(June 15, 2020 at 8:03 pm)polymath257 Wrote:(June 15, 2020 at 3:21 pm)Fireball Wrote: Bolding mine. Can you run that past me, but at a slow walk? I never would have thought that this would be the case. I suspect that if I go look it up in a text the discussion will be way over my head.
Ok, let's go through a few of the basics first. We identify cardinality by looking at one-to-one correspondences between sets. We say that a set is countably infinite if it can be put into one-to-one correspondence with the set of natural numbers, N={0,1,2,..}. We say a set is countable if it is either finite or countably infinite.
There are three basic facts about countable sets that are important:
1. Any subset of a countable set is countable.
2. If you have a countable collection of sets, and each set is itself countable, then the union is countable.
3. Any set that is one-to-one correspondence with a countable set is itself countable.
Almost all countability arguments are based on using these three facts repeatedly. If you need me to prove them, I can, but for this, I'll take them as known.
We proceed by several steps:
Step I: the set of integers (positive, negative, and zero) is countable.In fact, the positive integers with zero is the same as the natural numbers and the negative integers can be put into a one-to-one correspondence with the naturals. So the collection of integers is the union of two countable sets, so by 2 above, it is countable.

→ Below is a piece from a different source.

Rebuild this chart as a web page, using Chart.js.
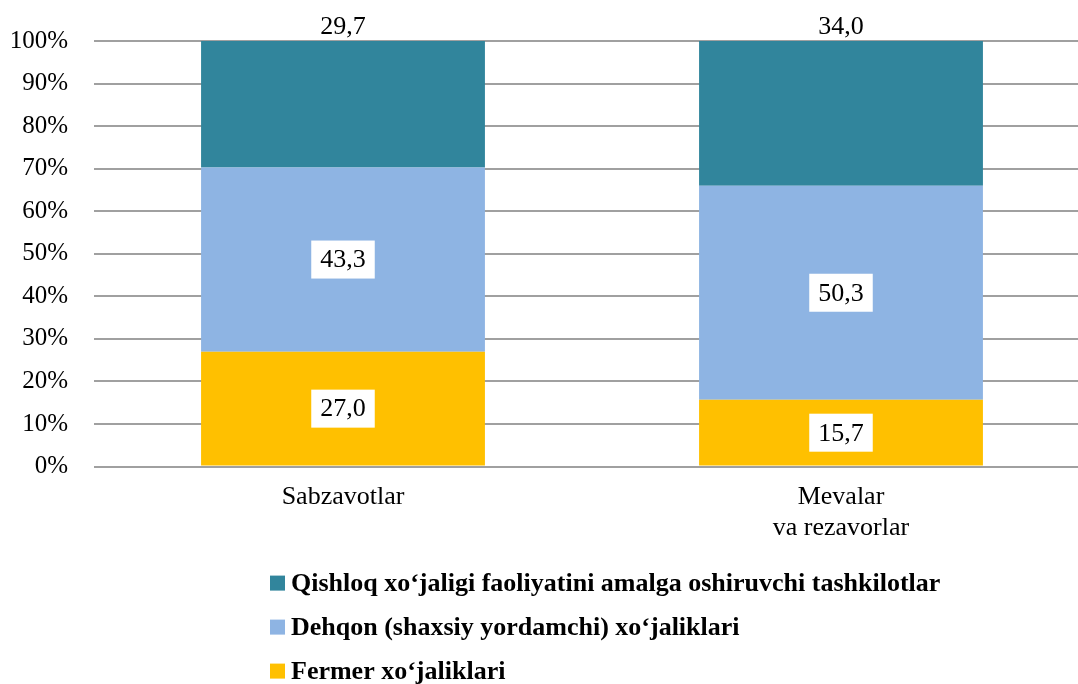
<!DOCTYPE html>
<html>
<head>
<meta charset="utf-8">
<script src="https://cdn.jsdelivr.net/npm/chart.js@4.4.0/dist/chart.umd.min.js"></script>
<style>
  html, body { margin: 0; padding: 0; background: #fff; overflow: hidden; }
  #wrap { width: 1090px; height: 684px; position: relative; }
</style>
</head>
<body>
<div id="wrap"><canvas id="chart"></canvas></div>
<script>
// --- chart data ---
const categories = ['Sabzavotlar', ['Mevalar', 'va rezavorlar']];
const fermer = [27.0, 15.7];
const dehqon = [43.3, 50.3];
const qishloq = [29.7, 34.0];
const yTicks = [0, 10, 20, 30, 40, 50, 60, 70, 80, 90, 100];

const seriesNames = [
  'Fermer xoʻjaliklari',
  'Dehqon (shaxsiy yordamchi) xoʻjaliklari',
  'Qishloq xoʻjaligi faoliyatini amalga oshiruvchi tashkilotlar'
];
const colors = ['#FFC000', '#8EB4E3', '#31859C'];

const SERIF = "'Times New Roman', 'Liberation Serif', serif";

function fmt(v) {
  return v.toFixed(1).replace('.', ',');
}

// value labels: white boxes inside lower segments, plain text above the top one
const valueLabels = {
  id: 'valueLabels',
  afterDatasetsDraw(chart) {
    const ctx = chart.ctx;
    const last = chart.data.datasets.length - 1;
    ctx.save();
    ctx.font = '26px ' + SERIF;
    ctx.textAlign = 'center';
    ctx.textBaseline = 'middle';
    chart.data.datasets.forEach((ds, i) => {
      chart.getDatasetMeta(i).data.forEach((bar, j) => {
        const txt = fmt(ds.data[j]);
        if (i === last) {
          ctx.fillStyle = '#000';
          ctx.fillText(txt, bar.x, bar.y - 14);
        } else {
          const cy = (bar.y + bar.base) / 2;
          const w = ctx.measureText(txt).width + 18;
          const h = 38;
          ctx.fillStyle = '#fff';
          ctx.fillRect(bar.x - w / 2, cy - h / 2, w, h);
          ctx.fillStyle = '#000';
          ctx.fillText(txt, bar.x, cy + 1);
        }
      });
    });
    ctx.restore();
  }
};

// legend stacked vertically, left aligned, top series first
const listLegend = {
  id: 'listLegend',
  afterDraw(chart) {
    const ctx = chart.ctx;
    const ds = chart.data.datasets.slice().reverse();
    const x = 270;
    const y0 = chart.chartArea.bottom + 117;
    ctx.save();
    ctx.font = 'bold 26px ' + SERIF;
    ctx.textBaseline = 'middle';
    ds.forEach((d, k) => {
      const y = y0 + k * 44;
      ctx.fillStyle = d.backgroundColor;
      ctx.fillRect(x, y - 8, 15, 15);
      ctx.fillStyle = '#000';
      ctx.fillText(d.label, x + 21, y + 1);
    });
    ctx.restore();
  }
};

document.addEventListener('DOMContentLoaded', () => {
  const ctx = document.getElementById('chart').getContext('2d');
  new Chart(ctx, {
    type: 'bar',
    data: {
      labels: categories,
      datasets: [
        { label: seriesNames[0], data: fermer, backgroundColor: colors[0] },
        { label: seriesNames[1], data: dehqon, backgroundColor: colors[1] },
        { label: seriesNames[2], data: qishloq, backgroundColor: colors[2] }
      ]
    },
    options: {
      responsive: true,
      maintainAspectRatio: false,
      animation: false,
      barPercentage: 0.57,
      categoryPercentage: 1,
      layout: { padding: { top: 30, right: 0, bottom: 133, left: 0 } },
      scales: {
        x: {
          stacked: true,
          grid: { display: false },
          border: { display: false },
          ticks: {
            color: '#000',
            font: { family: SERIF, size: 26 },
            padding: 7
          }
        },
        y: {
          stacked: true,
          min: 0,
          max: 100,
          afterBuildTicks(axis) {
            axis.ticks = yTicks.map(v => ({ value: v }));
          },
          afterFit(axis) {
            axis.width = 94;
          },
          grid: { color: '#a0a0a0', lineWidth: 2, drawTicks: false },
          border: { display: false },
          ticks: {
            color: '#000',
            font: { family: SERIF, size: 25 },
            padding: 26,
            callback: v => v + '%'
          }
        }
      },
      plugins: {
        legend: { display: false },
        tooltip: { enabled: false }
      }
    },
    plugins: [valueLabels, listLegend]
  });
});
</script>
</body>
</html>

Step II: The collection of linear functions with integer coefficients is countable. Such a function is of the form mx+n where m and n are integers. For each value of m, there are countably many values of n (corresponding with the integers). And the collection of all linear functions is the union as m varies, so is the union of countably many countable sets. Again, by 2, this is countable.
Step III: The collection of quadratic functions with integer coefficients is countable. Such a function is of the form kx^2 +mx+n where k, m, and n are integers. Now, for each value of k, there are only countably many values of m and n (linear functions!) and the collection of all quadratic functions is then the countable union (one set for each value of k) of countable sets (the linear piece). So, again by 2, the whole is a countable set.
Step IV: For each n, the collection of polynomials with integer coefficients of degree n is countable. This is done by induction on n. We have n=1 and n=2 by steps II and III. But the same argument as in step II shows that if the collection of polynomials of degree n is countable, so is the collection of degree n+1. Just take the union over the first coefficient of the possible following terms. So the induction works.
Step V: The collection of ALL polynomials with integer coefficients is countable. This is just the union over the the sets in step IV, one for each degree n. This is a countable union, and once again the result is countable.
Step VI: For each polynomial with integer coefficients, there are only finitely many roots. If the polynomial has degree n, then there are at most n roots. This is a fact from algebra. if you need me to prove it, let me know.
Step VII: the collection of all possible roots of all polynomials with integer coefficients (the collection of algebraic numbers) is countable: this is the union over the countably many polynomials of the finite (hence countable) set of roots for each.
The last step is *exactly* the set of numbers that are NOT transcendental.
Now, I assume you know that the set of all real numbers is NOT countable (once again, i can prove it if you want).
But this means that the collection of transcendental number is also NOT countable (if it was countable, its union with the algebraic numbers would be countable--but this is the whole set of real numbers).
If you have questions about any part of this, feel free to ask.
OK, thanks, I appreciate that you did my homework for me. I don't generally ask people to do that, but you've explained succinctly what I wanted to know. I'll trade you for an answer to a question you might have on auto repair, because I have a lot of experience with that. Not good with fuel injection, or many electronic ignition systems, because I graduated from uni and went to work as an engineer when those were becoming more commonplace.
I'll read this a couple more times so that the ideas are cemented into my head. It usually takes about three times before the bell goes, "ding!", but I get the gist of it. You've a clear expository style!
If you get to thinking you’re a person of some influence, try ordering somebody else’s dog around.